Grappa, from the Latin word 'grappapolis', meaning a bunch of grapes, is produced throughout Italy and is a spirit derived from the distillation of pomace, the left-over remains of grapes where the juice has already been used for the production of wine. The pomace comprises of the skins, seeds, stems and grape-pulp which still has enough sugar left to be able to ferment.
The production of Grappa helped a winemaker add a further income stream to their business and, by comparison to other spirits, was cheaper versus other available spirits, however that has changed over the years, where today we see many quality grappa producers specialising in their field, having honed their production methods, and greatly improved the quality of the pomace by removing the stems and stalks after initial fermentation.
Italy's oldest grappa distillery was established by the Nardini family and produces some of the finest grappas in the world today, and who were the first to build a still which did not use a direct flame, but rather by steam distillation in a 'discontinuous' cycle still, thereby improving controls over both temperature and quality, before introducing the altogether better method of double distillation for greater purity, thereby putting grappa on the map as competitor to whisky and Cognac.
Grappa labelled as di Vitigno means the pomace is from a variety of different grapes. Conversely, Grappa Monovitigno classifies the product as being derived from a single grape variety.

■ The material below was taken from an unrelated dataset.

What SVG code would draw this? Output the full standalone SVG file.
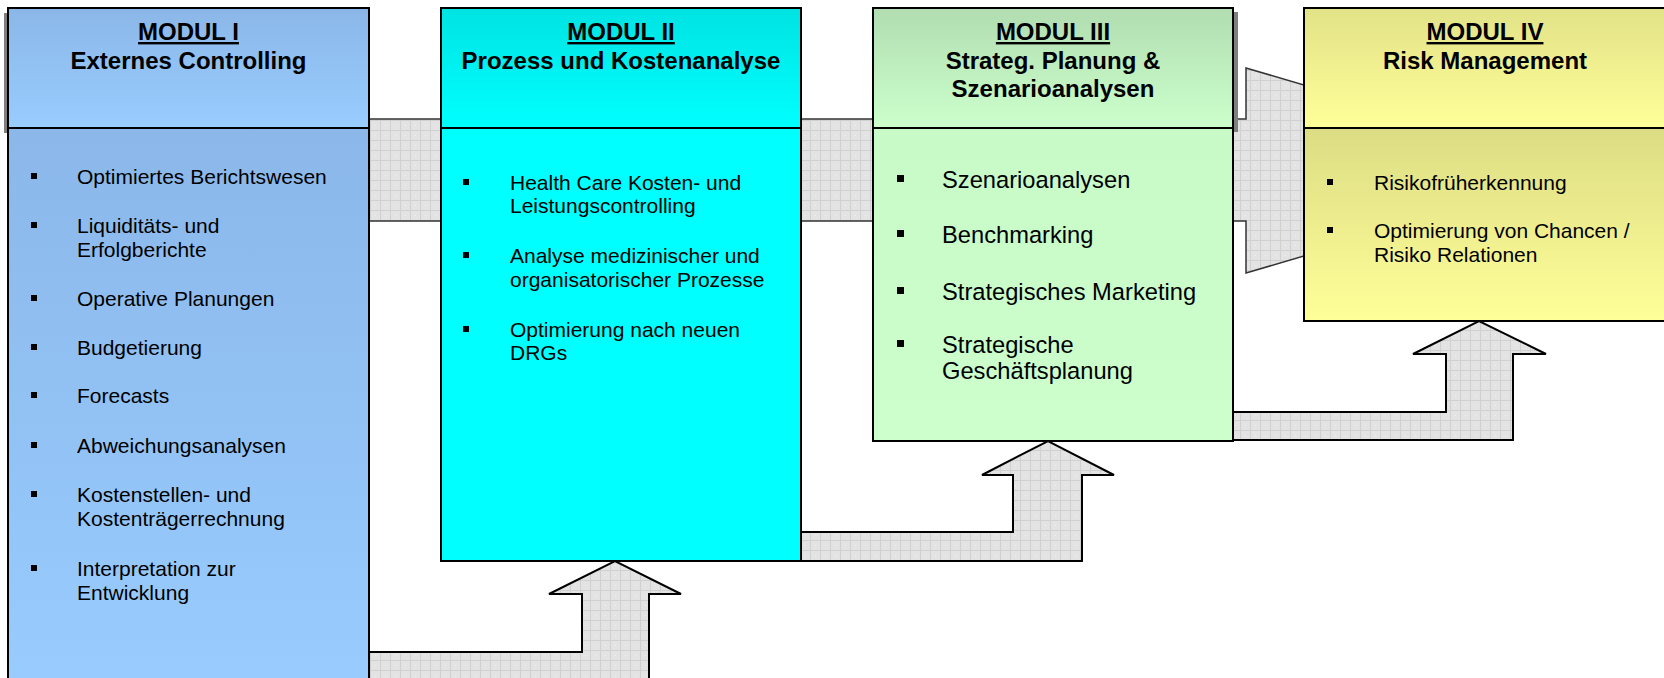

Grappa may be both un-aged and aged, and must be produced in any on of the eight recognised geographical regions and bottled at a minimum of 37.5% alcohol by volume. Styles of grappa are primarily based on their age and whether or not they are made from an aromatic grape type such as moscato, described as 'aromotica' on the bottle's label.
In France, they use pomace from their grapes to produce Marc (pomace brandy), in the same way as the Italians produce grappa.